On the nose, I found a whole forest of Christmas trees along with ripe pineapple, citrus zest, caramel malts, and lupulin. The sip delivered caramel, dried fruits, zesty citrus, and a ton of dank, herbaceous bitter hops. The bitterness lingers but there’s also a nice hit of malt in there.
This beer’s nose is loaded with citrus and tropical fruits. But after orange zest, mango, grapefruit, and slight floral notes, it’s fairly muted. The palate has a little more complexity with notes of juicy tangerine, ripe pineapple, caramel malts, and slightly bitter hops at the finish.
This is a decent beer, but nothing to write home about.
This beer has an intensely citrus-driven nose. There are hints of ripe melon, zesty tangerine, guava, passion fruit, and a gentle, floral hop presence. But the aromas are overall unexciting. The palate is a little too citrus-centered with flavors like grapefruit, orange pulp, and tropical fruits.

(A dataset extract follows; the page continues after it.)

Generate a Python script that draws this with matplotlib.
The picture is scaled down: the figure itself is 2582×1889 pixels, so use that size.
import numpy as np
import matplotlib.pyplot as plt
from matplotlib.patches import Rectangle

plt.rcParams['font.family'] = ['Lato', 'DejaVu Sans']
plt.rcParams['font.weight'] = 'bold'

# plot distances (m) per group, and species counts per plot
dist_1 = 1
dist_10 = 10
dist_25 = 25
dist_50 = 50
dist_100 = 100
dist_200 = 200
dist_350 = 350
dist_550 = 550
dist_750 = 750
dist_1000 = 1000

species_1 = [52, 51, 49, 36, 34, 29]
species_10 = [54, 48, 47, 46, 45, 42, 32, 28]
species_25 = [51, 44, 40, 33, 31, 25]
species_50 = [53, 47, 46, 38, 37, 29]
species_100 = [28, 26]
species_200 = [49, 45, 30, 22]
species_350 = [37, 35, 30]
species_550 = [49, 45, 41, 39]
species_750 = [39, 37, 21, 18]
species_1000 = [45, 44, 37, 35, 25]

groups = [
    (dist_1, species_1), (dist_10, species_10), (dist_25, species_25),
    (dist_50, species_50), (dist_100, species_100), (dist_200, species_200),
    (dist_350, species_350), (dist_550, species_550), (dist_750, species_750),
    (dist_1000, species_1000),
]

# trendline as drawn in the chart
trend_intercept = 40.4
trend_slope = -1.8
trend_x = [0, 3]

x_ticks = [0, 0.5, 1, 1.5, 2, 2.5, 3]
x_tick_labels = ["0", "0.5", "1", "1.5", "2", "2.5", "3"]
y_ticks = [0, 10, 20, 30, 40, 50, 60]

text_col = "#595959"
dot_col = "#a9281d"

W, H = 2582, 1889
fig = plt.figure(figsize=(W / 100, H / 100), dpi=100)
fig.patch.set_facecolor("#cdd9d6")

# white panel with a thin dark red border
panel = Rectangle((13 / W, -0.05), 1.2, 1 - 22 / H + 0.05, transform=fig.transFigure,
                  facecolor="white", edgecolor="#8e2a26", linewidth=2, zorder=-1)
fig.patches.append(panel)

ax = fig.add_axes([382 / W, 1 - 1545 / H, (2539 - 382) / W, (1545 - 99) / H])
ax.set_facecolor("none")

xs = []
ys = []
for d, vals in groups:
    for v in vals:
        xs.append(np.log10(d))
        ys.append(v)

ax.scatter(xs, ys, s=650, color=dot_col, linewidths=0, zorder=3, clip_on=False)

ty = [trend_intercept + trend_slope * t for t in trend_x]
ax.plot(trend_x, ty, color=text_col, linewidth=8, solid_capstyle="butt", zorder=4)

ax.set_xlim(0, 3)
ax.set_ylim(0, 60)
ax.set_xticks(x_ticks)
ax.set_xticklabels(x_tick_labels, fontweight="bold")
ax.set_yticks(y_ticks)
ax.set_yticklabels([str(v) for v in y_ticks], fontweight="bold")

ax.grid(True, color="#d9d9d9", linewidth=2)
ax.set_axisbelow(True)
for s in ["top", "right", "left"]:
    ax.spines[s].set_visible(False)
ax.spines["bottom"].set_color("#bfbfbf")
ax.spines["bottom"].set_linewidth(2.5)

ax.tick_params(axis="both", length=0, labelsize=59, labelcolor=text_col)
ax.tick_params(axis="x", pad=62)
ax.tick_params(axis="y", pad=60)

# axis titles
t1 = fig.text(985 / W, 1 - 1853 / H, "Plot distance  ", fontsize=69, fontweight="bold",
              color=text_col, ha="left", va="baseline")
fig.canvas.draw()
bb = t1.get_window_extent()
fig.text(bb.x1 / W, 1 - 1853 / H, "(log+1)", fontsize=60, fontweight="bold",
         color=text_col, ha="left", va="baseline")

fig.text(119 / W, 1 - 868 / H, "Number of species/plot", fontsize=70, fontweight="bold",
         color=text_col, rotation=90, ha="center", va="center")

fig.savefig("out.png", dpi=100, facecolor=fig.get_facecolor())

From my notes: “While this is clearly a hazy, juicy beer, it lacked the bitter hop wallop I expect.”
Part 2: The Ranking
8) Cigar City Florida Man (Taste #2)
Average Price: $10 for a six-pack
You’ve probably seen the legendary term “Florida Man” in various headlines about the weird, debaucherously odd behavior of certain men in the “Sunshine State.” To pay homage to this local legend, Tampa’s Cigar City created this double IPA brewed with Citra, El Dorado, Azacca, and Mandarina Bavarian hops. It gets added flavor from the addition of double IPA yeast, peach esters, and Canadian honey malt.

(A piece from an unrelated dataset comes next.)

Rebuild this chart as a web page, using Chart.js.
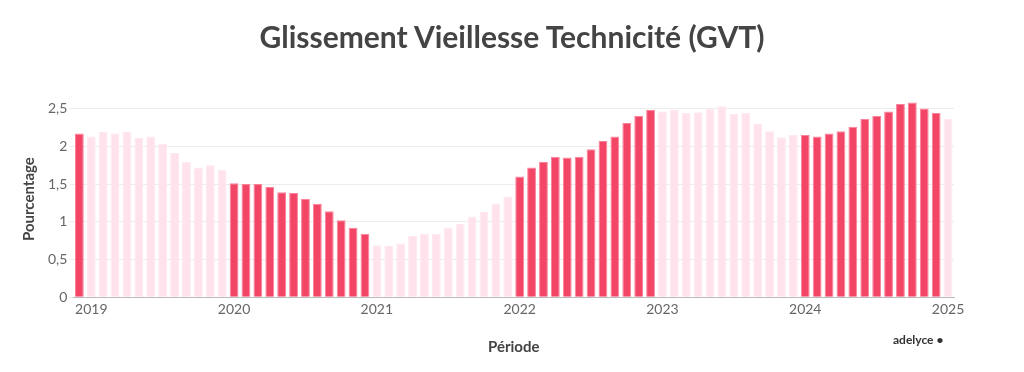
<!DOCTYPE html>
<html>
<head>
<meta charset="utf-8">
<script src="https://cdn.jsdelivr.net/npm/chart.js@4.4.1/dist/chart.umd.min.js"></script>
<style>
  html, body { margin: 0; padding: 0; background: #fff; }
  #wrap { position: relative; width: 1024px; height: 372px; }
  #title {
    position: absolute; left: 0; top: 18px; width: 1024px; text-align: center;
    font: bold 30px Lato, sans-serif; color: #444;
  }
  #credit {
    position: absolute; left: 893px; top: 332px;
    font: bold 12px Lato, sans-serif; color: #333;
  }
</style>
</head>
<body>
<div id="wrap">
  <canvas id="gvt" width="1024" height="372"></canvas>
  <div id="title">Glissement Vieillesse Technicité (GVT)</div>
  <div id="credit">adelyce •</div>
</div>
<script>
// ------------------------------------------- Data --------------------------------------------------

// monthly periods, Dec 2018 -> Jan 2025
const periods = ['2018-12',
  '2019-01','2019-02','2019-03','2019-04','2019-05','2019-06','2019-07','2019-08','2019-09','2019-10','2019-11','2019-12',
  '2020-01','2020-02','2020-03','2020-04','2020-05','2020-06','2020-07','2020-08','2020-09','2020-10','2020-11','2020-12',
  '2021-01','2021-02','2021-03','2021-04','2021-05','2021-06','2021-07','2021-08','2021-09','2021-10','2021-11','2021-12',
  '2022-01','2022-02','2022-03','2022-04','2022-05','2022-06','2022-07','2022-08','2022-09','2022-10','2022-11','2022-12',
  '2023-01','2023-02','2023-03','2023-04','2023-05','2023-06','2023-07','2023-08','2023-09','2023-10','2023-11','2023-12',
  '2024-01','2024-02','2024-03','2024-04','2024-05','2024-06','2024-07','2024-08','2024-09','2024-10','2024-11','2024-12',
  '2025-01'];

const gvt = [2.17,
  2.13, 2.19, 2.17, 2.19, 2.11, 2.13, 2.03, 1.91, 1.79, 1.72, 1.75, 1.69,
  1.51, 1.50, 1.50, 1.46, 1.39, 1.38, 1.30, 1.24, 1.14, 1.02, 0.92, 0.84,
  0.69, 0.68, 0.71, 0.81, 0.84, 0.84, 0.92, 0.97, 1.07, 1.13, 1.24, 1.33,
  1.60, 1.72, 1.79, 1.86, 1.85, 1.86, 1.96, 2.07, 2.13, 2.31, 2.40, 2.48,
  2.46, 2.48, 2.44, 2.45, 2.50, 2.53, 2.43, 2.44, 2.30, 2.20, 2.12, 2.15,
  2.15, 2.13, 2.17, 2.20, 2.26, 2.36, 2.40, 2.46, 2.56, 2.58, 2.50, 2.44,
  2.36];

const yTicks = [0, 0.5, 1, 1.5, 2, 2.5];

// even years dark, odd years light
const DARK = 'rgb(243, 70, 103)';
const LIGHT = 'rgb(255, 226, 236)';
const yearOf = p => +p.slice(0, 4);
const colors = periods.map(p => yearOf(p) % 2 === 0 ? DARK : LIGHT);
const borders = periods.map(p => yearOf(p) % 2 === 0 ? 'rgb(250, 130, 155)' : 'rgb(255, 232, 240)');

// ------------------------------------------- Chart.js --------------------------------------------------

const FONT = 'Lato, sans-serif';

new Chart(document.getElementById('gvt'), {
    type: 'bar',
    data: {
        labels: periods,
        datasets: [{
            label: 'GVT',
            data: gvt,
            backgroundColor: colors,
            borderColor: borders,
            borderWidth: 1,
            categoryPercentage: 1,
            barPercentage: 0.74
        }]
    },
    options: {
        responsive: false,
        animation: false,
        layout: { padding: { left: 16, right: 70, top: 101, bottom: 12 } },
        plugins: {
            legend: { display: false },
            tooltip: { enabled: false },
            title: { display: false }
        },
        scales: {
            x: {
                grid: { display: false, drawTicks: false },
                border: { display: true, color: '#bbb' },
                ticks: {
                    autoSkip: false,
                    maxRotation: 0,
                    color: '#666',
                    font: { family: FONT, size: 14 },
                    padding: 4,
                    callback: function(v, i) {
                        const p = periods[i];
                        return p.endsWith('-01') ? p.slice(0, 4) : '';
                    }
                },
                title: {
                    display: true,
                    text: 'Période',
                    color: '#444',
                    font: { family: FONT, size: 15, weight: 'bold' },
                    padding: { top: 16 }
                }
            },
            y: {
                min: 0,
                max: 2.6,
                afterBuildTicks: scale => {
                    scale.ticks = yTicks.map(v => ({ value: v }));
                },
                grid: { color: '#ececec', tickLength: 4 },
                border: { display: false },
                ticks: {
                    color: '#666',
                    font: { family: FONT, size: 14 },
                    padding: 2,
                    callback: v => String(v).replace('.', ',')
                },
                title: {
                    display: true,
                    text: 'Pourcentage',
                    color: '#444',
                    font: { family: FONT, size: 15, weight: 'bold' },
                    padding: { bottom: 8 }
                }
            }
        }
    }
});
</script>
</body>
</html>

Clearly, this is a well-made beer. It’s complex, flavorful, and easy to drink. It just doesn’t have that hop bitterness I prefer in a double IPA.
7) Firestone Walker Double Haze (Taste #8)
Average Price: $12.50
This super juicy, hoppy, hazy double IPA is brewed with wheat, malts, and oats. The hops flavor is intense with Mandarina and Cascade in the kettle and Azacca, Mosiac, Chinook, El Dorado, Callista, Cashmere, Idaho 7, Idaho Gem, Sabro, and Motueka dry hops.
This is a beer for fans of higher ABV, juicy, hazy beers who don’t really have a lot of concern for hop bitterness.
6) Victory Dirt Wolf (Taste #7)
Average Price: $13 for a six-pack
I’m not sure what a dirt wolf is, but this bold, hoppy beer is certainly fierce. Touted for its “untamed, howling hop flavor,” it’s brewed with Pale and Pale Crystal malts as well as Citra, Mosaic, Simcoe, and Chinook hops.
This beer is fairly balanced with complementary flavors of sweet malts, citrus, tropical fruits, and hop bitterness. It’s just not as exciting and memorable as some others on the market.
5) Stone Ruination 2.0 San Filtre (Taste #1)
Average Price: $8 for a 22-ounce bottle
Brewed with Magnum, Nugget, Centennial, Citra, and Azacca hops, this dry-hopped beast is unfiltered (hence the name “sans filter”). It’s known for its out-of-bounds hoppy, dank, pine tree, tropical fruit flavor. There’s a reason it’s one of the most popular takes on the double IPA style.
This is a bold, unbridled, unfiltered exceptional beer. It’s fruity, loaded with citrus flavor, and has a nice malty backbone. The only thing holding it back (for me!) is a lack of pine on the palate.
4) Second Fiddle Double Fiddle (Taste #4)
Average Price: $18 for a four-pack of 16-ounce cans
One of the most popular double IPAs on the market, Second Fiddle is the amped-up, higher alcohol content, hoppier version of the brewery’s original IPA. It’s known for its mix of sweetness and bitterness with a nice combination of citrus and tropical fruit flavors that pair well with resinous hops.
This is the type of beer double IPA drinkers dream of. It’s all citrus, pine, and bitterness. It’s exactly what you hope for in an imperial IPA.
3) Dogfish Head 90 Minute IPA (Taste #6)
Average Price: $16 for a four-pack
While the double IPA has become more popular in the last decade, there are few as iconic and beloved as Dogfish Head 90 Minute IPA. Available since 2001, this continuously hopped beer is well-known for its remarkable hop flavor, bitterness, and citrus zest. It literally tastes like a hop in beer form.
This is a complex, potent double IPA. The unabashed hop flavor knocks you out. You better enjoy bitter, dank hops if you crack open one of these brews.
2) Bell’s Hopslam (Taste #5)
Average Price: $17 for a six-pack
One of the most eagerly-awaited double IPAs, Bell’s Hopslam is only available in January and February. Brewed with six different hops before being dry-hopped with Simcoe hops, the addition of honey adds a needed sweetness. This is a hoppy, citrus-driven respite from the winter months that drinkers look forward to every year.
It’s hard to find a double IPA with better balance than this one. It ticks all the double IPA boxes with citrus, malts, and a nice floral, dank bitterness that leaves you wanting more.
1) Lawson’s Finest Double Sunshine (Taste #3)
Average Price: $17 for a four-pack of 16-ounce cans
Lawson’s Finest Sip of Sunshine is an amazing beer. The only better beer made by the Vermont-based brewery is its Double Sunshine. This highly sought-after eight percent ABV imperial IPA is known for its dank, floral, piney, juicy flavor profile that really does taste like one would imagine a sip of sunshine might taste.
This just might be the perfect double IPA. There’s a gentle malt backbone that works in unison with the fruity, citrus, and dank pine notes. It’s just a great beer that I’ll definitely seek out again.